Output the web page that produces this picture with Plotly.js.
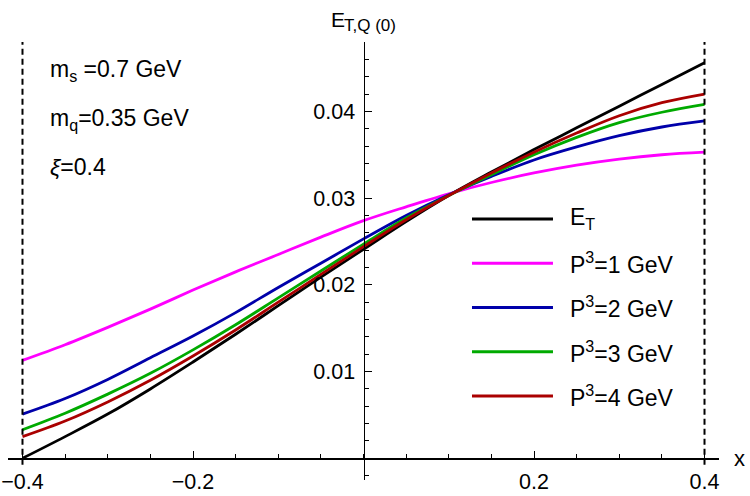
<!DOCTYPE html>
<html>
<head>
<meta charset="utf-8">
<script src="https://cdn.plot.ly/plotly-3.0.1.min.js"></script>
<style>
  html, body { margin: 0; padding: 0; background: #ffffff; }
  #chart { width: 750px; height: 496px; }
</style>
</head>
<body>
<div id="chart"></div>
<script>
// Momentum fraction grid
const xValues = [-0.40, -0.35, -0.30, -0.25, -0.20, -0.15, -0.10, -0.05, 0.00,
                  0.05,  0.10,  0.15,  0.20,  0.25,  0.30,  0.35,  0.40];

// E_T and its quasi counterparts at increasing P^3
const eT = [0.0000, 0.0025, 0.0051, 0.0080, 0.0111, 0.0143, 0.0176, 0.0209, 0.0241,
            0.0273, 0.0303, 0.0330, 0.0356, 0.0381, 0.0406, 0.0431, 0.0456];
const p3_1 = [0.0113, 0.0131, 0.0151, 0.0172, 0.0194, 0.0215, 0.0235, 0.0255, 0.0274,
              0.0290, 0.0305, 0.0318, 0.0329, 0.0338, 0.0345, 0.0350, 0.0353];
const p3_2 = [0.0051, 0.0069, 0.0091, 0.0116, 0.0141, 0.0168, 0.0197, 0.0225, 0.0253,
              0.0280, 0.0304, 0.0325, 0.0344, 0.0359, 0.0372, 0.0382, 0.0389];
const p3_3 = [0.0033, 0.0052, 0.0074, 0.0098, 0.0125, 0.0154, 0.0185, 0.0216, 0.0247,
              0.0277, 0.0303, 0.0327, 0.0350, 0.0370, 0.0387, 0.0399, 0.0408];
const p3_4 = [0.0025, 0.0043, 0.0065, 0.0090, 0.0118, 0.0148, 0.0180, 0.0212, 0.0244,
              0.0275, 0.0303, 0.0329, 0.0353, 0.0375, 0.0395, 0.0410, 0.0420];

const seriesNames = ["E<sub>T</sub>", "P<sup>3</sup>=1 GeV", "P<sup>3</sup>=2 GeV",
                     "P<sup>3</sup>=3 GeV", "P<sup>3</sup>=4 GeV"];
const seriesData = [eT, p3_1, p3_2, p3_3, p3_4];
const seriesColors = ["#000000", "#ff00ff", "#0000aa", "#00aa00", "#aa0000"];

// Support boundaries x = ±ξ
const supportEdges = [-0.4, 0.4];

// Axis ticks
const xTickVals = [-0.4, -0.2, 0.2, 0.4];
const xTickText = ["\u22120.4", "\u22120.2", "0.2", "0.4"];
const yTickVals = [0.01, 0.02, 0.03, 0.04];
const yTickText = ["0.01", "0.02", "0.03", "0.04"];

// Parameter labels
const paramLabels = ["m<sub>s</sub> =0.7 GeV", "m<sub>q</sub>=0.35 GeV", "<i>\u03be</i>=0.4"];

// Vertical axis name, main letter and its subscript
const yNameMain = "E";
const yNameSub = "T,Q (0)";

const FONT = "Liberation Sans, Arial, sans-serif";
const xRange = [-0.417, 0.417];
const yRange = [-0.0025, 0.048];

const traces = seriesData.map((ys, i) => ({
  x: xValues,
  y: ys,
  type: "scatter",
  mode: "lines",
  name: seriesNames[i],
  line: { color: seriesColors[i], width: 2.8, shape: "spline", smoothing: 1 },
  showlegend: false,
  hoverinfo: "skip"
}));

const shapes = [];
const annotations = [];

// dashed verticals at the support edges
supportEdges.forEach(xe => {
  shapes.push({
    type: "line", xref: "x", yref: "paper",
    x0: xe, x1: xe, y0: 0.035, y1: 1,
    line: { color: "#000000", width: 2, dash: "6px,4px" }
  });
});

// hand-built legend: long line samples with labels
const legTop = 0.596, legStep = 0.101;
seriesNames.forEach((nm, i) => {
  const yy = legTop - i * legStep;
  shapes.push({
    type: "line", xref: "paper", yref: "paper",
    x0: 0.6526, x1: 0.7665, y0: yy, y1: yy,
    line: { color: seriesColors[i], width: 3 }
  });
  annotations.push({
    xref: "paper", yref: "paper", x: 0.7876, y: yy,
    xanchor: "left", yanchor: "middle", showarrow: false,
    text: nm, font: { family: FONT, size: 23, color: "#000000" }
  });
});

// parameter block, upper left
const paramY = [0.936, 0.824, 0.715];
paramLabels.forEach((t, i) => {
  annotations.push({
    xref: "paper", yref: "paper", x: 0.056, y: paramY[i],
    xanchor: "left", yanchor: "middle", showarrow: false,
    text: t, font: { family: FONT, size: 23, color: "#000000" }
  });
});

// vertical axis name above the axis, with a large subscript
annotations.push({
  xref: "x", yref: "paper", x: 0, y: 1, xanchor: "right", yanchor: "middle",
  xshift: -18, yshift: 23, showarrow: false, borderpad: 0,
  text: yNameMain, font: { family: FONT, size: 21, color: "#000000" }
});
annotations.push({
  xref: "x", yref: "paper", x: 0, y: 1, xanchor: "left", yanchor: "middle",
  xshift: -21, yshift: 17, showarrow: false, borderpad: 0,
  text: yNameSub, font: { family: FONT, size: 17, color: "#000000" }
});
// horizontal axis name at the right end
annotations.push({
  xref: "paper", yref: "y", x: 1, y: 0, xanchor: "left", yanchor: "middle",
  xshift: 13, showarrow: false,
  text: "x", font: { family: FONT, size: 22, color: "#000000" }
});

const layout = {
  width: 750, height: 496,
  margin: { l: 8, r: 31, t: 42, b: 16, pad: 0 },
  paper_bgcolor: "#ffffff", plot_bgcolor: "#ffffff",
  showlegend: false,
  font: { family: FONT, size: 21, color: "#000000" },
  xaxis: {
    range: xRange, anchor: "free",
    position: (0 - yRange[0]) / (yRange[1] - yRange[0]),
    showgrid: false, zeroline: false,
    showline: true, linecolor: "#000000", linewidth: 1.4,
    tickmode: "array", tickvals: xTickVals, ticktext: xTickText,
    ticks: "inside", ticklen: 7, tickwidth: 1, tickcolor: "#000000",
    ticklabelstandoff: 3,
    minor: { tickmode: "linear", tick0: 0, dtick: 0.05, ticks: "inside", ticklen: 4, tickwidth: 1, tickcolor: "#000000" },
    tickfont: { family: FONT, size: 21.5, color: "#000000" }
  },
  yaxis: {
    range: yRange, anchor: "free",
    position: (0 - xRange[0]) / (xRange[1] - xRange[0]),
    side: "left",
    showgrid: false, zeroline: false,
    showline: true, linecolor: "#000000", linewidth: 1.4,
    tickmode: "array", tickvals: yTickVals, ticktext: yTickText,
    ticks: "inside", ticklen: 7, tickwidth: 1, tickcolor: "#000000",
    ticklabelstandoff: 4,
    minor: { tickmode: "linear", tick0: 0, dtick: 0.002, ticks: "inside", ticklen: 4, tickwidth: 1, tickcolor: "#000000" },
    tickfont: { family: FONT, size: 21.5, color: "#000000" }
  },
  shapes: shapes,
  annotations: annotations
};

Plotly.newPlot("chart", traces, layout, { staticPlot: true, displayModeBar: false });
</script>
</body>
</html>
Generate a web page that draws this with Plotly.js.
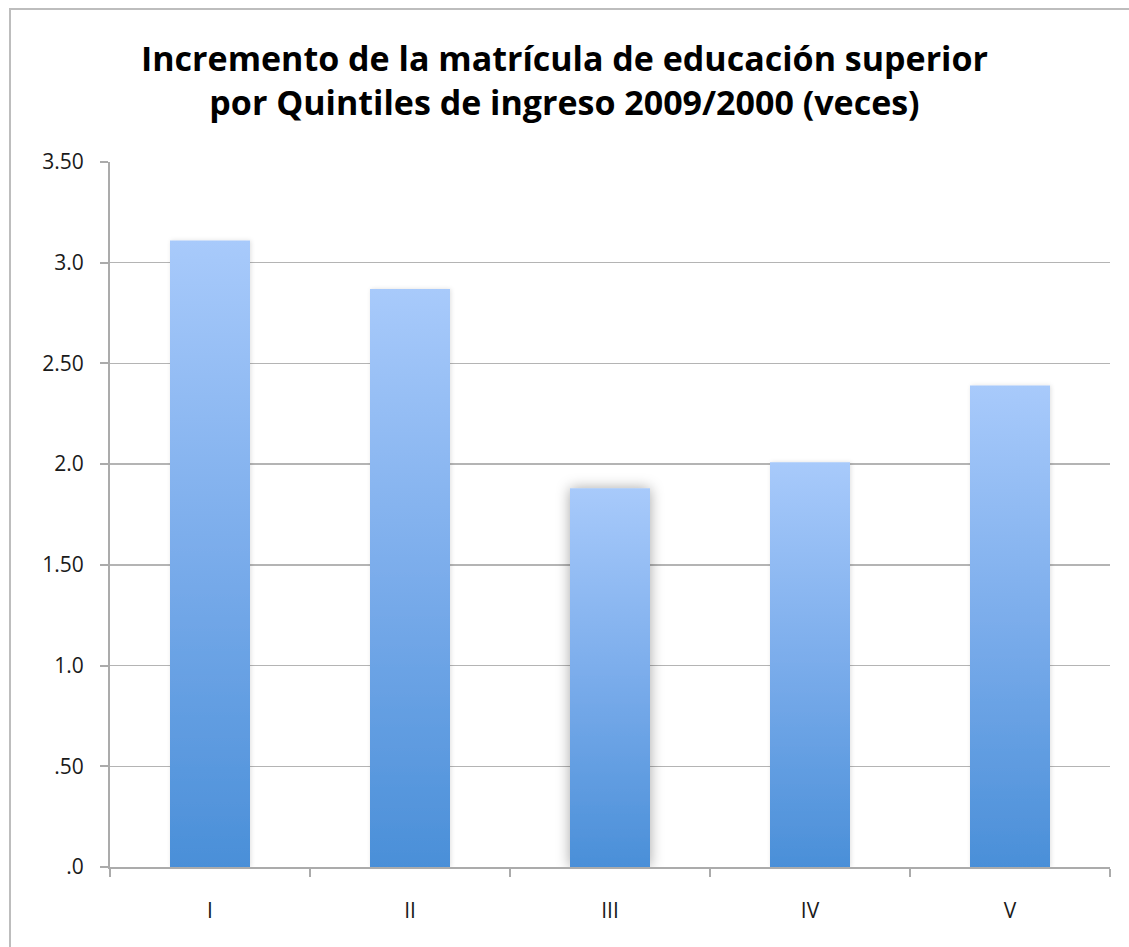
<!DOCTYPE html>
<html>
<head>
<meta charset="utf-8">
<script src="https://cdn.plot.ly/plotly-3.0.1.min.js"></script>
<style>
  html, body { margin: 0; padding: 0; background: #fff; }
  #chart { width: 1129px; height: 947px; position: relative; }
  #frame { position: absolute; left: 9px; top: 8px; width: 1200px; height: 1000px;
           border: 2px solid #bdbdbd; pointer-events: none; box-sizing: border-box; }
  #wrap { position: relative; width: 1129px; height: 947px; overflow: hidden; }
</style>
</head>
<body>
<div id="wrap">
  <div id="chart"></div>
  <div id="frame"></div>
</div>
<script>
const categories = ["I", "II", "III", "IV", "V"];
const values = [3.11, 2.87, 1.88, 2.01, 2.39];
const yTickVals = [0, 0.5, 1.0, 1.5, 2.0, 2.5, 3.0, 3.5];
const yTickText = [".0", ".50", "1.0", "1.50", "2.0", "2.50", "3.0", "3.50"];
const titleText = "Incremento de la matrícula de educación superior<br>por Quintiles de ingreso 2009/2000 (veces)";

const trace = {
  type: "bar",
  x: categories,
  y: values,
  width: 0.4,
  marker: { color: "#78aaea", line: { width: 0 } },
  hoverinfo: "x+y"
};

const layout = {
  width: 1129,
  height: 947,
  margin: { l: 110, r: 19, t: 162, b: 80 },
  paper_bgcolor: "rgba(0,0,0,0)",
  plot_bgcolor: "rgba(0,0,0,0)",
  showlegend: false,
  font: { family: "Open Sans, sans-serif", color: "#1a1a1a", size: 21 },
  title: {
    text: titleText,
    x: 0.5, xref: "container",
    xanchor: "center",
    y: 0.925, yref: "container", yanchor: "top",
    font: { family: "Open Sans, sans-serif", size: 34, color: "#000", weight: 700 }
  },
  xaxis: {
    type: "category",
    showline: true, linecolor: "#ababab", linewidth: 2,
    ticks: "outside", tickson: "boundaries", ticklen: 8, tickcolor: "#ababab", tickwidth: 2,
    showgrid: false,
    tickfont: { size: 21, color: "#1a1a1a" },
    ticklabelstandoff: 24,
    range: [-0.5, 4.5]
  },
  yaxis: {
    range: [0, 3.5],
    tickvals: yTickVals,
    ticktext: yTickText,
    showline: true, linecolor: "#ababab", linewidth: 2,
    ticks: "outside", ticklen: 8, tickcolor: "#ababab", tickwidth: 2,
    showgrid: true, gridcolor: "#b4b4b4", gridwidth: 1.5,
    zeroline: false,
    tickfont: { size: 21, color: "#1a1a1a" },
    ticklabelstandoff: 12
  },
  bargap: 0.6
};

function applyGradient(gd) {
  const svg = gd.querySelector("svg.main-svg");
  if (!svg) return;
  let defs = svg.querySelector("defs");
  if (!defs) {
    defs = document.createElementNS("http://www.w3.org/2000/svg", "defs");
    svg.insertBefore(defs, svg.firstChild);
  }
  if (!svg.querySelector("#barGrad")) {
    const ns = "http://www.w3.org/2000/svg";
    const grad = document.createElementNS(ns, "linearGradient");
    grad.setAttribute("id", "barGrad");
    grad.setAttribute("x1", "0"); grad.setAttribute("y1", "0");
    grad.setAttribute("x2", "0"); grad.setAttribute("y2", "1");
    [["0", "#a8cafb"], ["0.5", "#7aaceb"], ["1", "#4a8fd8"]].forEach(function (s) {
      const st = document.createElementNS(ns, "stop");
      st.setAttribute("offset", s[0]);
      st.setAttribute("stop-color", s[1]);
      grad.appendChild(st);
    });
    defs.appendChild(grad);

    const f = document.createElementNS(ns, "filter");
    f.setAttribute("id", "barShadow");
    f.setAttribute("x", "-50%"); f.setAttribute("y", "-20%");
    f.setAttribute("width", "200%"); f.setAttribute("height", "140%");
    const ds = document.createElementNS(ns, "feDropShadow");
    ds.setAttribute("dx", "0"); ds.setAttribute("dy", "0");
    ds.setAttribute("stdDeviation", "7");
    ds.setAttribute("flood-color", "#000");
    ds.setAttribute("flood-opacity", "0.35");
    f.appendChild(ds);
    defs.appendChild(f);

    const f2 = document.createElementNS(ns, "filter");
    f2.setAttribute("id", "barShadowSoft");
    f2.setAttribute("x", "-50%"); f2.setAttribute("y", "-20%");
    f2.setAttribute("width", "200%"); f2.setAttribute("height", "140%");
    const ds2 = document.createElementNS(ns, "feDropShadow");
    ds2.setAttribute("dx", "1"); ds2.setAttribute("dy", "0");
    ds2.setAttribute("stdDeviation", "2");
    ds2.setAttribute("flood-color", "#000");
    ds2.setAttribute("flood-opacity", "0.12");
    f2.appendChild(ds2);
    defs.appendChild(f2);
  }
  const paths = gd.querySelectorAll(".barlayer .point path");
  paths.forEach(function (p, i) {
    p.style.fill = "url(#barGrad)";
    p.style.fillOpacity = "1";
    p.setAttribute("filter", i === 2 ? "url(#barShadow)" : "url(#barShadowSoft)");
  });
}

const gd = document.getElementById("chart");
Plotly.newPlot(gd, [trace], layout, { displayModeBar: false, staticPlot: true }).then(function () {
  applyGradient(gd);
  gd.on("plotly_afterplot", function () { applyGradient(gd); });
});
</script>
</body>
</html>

▶ EXERCISE DIRECTIONS: Can you give again only the lines between the one containing "Generate a web" and the one containing "de la matrícula", counting both, exactly as they appear and without any pictures?

▶ TASK SOLUTION:
Generate a web page that draws this with Plotly.js.
<!DOCTYPE html>
<html>
<head>
<meta charset="utf-8">
<script src="https://cdn.plot.ly/plotly-3.0.1.min.js"></script>
<style>
  html, body { margin: 0; padding: 0; background: #fff; }
  #chart { width: 1129px; height: 947px; position: relative; }
  #frame { position: absolute; left: 9px; top: 8px; width: 1200px; height: 1000px;
           border: 2px solid #bdbdbd; pointer-events: none; box-sizing: border-box; }
  #wrap { position: relative; width: 1129px; height: 947px; overflow: hidden; }
</style>
</head>
<body>
<div id="wrap">
  <div id="chart"></div>
  <div id="frame"></div>
</div>
<script>
const categories = ["I", "II", "III", "IV", "V"];
const values = [3.11, 2.87, 1.88, 2.01, 2.39];
const yTickVals = [0, 0.5, 1.0, 1.5, 2.0, 2.5, 3.0, 3.5];
const yTickText = [".0", ".50", "1.0", "1.50", "2.0", "2.50", "3.0", "3.50"];
const titleText = "Incremento de la matrícula de educación superior<br>por Quintiles de ingreso 2009/2000 (veces)";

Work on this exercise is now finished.